My son is now a tall, handsome, charming 18-year-old. He is one of the strongest, most likable people I have ever met. He eventually learned that his peer group was not the only place he could find friendship, and his most rewarding relationships are with people who are often decades older than he. He also learned the hard way that Facebook has serious limitations. It is mostly a good place to share funny pictures. It is mostly not a good place to find real friends.
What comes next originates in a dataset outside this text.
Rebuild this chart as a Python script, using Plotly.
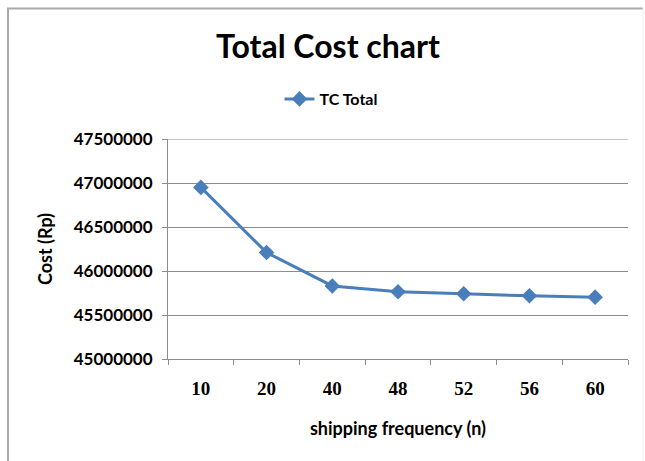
import plotly.graph_objects as go

# Shipping frequency categories and total cost (Rp)
frequency = ["10", "20", "40", "48", "52", "56", "60"]
tc_total = [46950000, 46210000, 45830000, 45765000, 45742000, 45718000, 45703000]
y_ticks = [45000000, 45500000, 46000000, 46500000, 47000000, 47500000]

FONT = "Lato"
SERIF = "Liberation Serif"
BLUE = "#4A7EBB"
GRID = "#8c8c8c"

fig = go.Figure()
fig.add_trace(go.Scatter(
    x=frequency, y=tc_total, name="TC Total",
    mode="lines+markers",
    line=dict(color=BLUE, width=3),
    marker=dict(symbol="diamond", size=12, color=BLUE),
))

# plot area spans x 168..628, y 139..359 px
L, R, T, B = 168, 628, 139, 359
W, H = 645, 461
def px_x(p):
    return (p - L) / (R - L)
def px_y(p):
    return (B - p) / (B - T)

fig.update_layout(
    width=W, height=H,
    margin=dict(l=L, r=W - R, t=T, b=H - B),
    paper_bgcolor="white", plot_bgcolor="white",
    font=dict(family=FONT, color="black"),
    title=dict(text="Total Cost chart", x=px_x(328), xref="paper", xanchor="center",
               y=1 - 47 / H, yanchor="middle",
               font=dict(family=FONT, size=32, weight="bold", color="black")),
    showlegend=True,
    legend=dict(orientation="h", x=px_x(331), xanchor="center",
                y=px_y(99), yanchor="middle",
                font=dict(family=FONT, size=16, weight="bold"),
                bgcolor="rgba(0,0,0,0)"),
    xaxis=dict(
        type="category", range=[-0.5, 6.5],
        showline=True, linecolor=GRID, linewidth=1,
        ticks="outside", tickson="boundaries", ticklen=5, tickcolor=GRID,
        showgrid=False,
        ticklabelstandoff=12,
        tickfont=dict(family=SERIF, size=19, weight="bold"),
        title=dict(text="shipping frequency (n)", standoff=24,
                   font=dict(family=FONT, size=18, weight="bold")),
    ),
    yaxis=dict(
        range=[45000000, 47500000], tickvals=y_ticks,
        tickformat="d",
        showline=True, linecolor=GRID, linewidth=1,
        ticks="outside", ticklen=5, tickcolor=GRID,
        showgrid=True, gridcolor=GRID, gridwidth=1,
        zeroline=False,
        ticklabelstandoff=6,
        tickfont=dict(family=FONT, size=17, weight="bold"),
        title=dict(text="Cost (Rp)", standoff=16,
                   font=dict(family=FONT, size=18, weight="bold")),
    ),
    shapes=[
        # top gridline at the upper edge of the value range
        dict(type="line", xref="paper", yref="y",
             x0=0, x1=1, y0=y_ticks[-1], y1=y_ticks[-1],
             line=dict(color=GRID, width=1)),
        # chart frame
        dict(type="line", xref="paper", yref="paper",
             x0=px_x(8), x1=px_x(8), y0=px_y(8), y1=px_y(461),
             line=dict(color="#aaaaaa", width=2)),
        dict(type="line", xref="paper", yref="paper",
             x0=px_x(7), x1=px_x(643), y0=px_y(8.5), y1=px_y(8.5),
             line=dict(color="#aaaaaa", width=2)),
        dict(type="line", xref="paper", yref="paper",
             x0=px_x(643), x1=px_x(643), y0=px_y(8), y1=px_y(461),
             line=dict(color="#eeeeee", width=1)),
    ],
)

fig.write_html("out.html")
It is so easy to like a page, and write a two-sentence sentiment to someone you have never met. It is much harder to ask that awkward child who lives down the block to come over and play, to your children’s total dismay. I wish each person who liked Colin’s page also reaches out to the person in the office who seems a little strange, or encourages their 10-year-old to seek out the kids at school who seem lonely, rather than ignore them.
My birthday wish for Colin is simply that five, or two, or even one of the 1,953,584 people that have Liked his mother’s page will make an effort to know him outside of Facebook. Maybe one of the Likers is a kid in his school, a neighbor down the street, or a sympathetic teacher. And I hope that this person makes a promise to love, accept, and understand Colin, and to be his friend for many, many birthdays to come.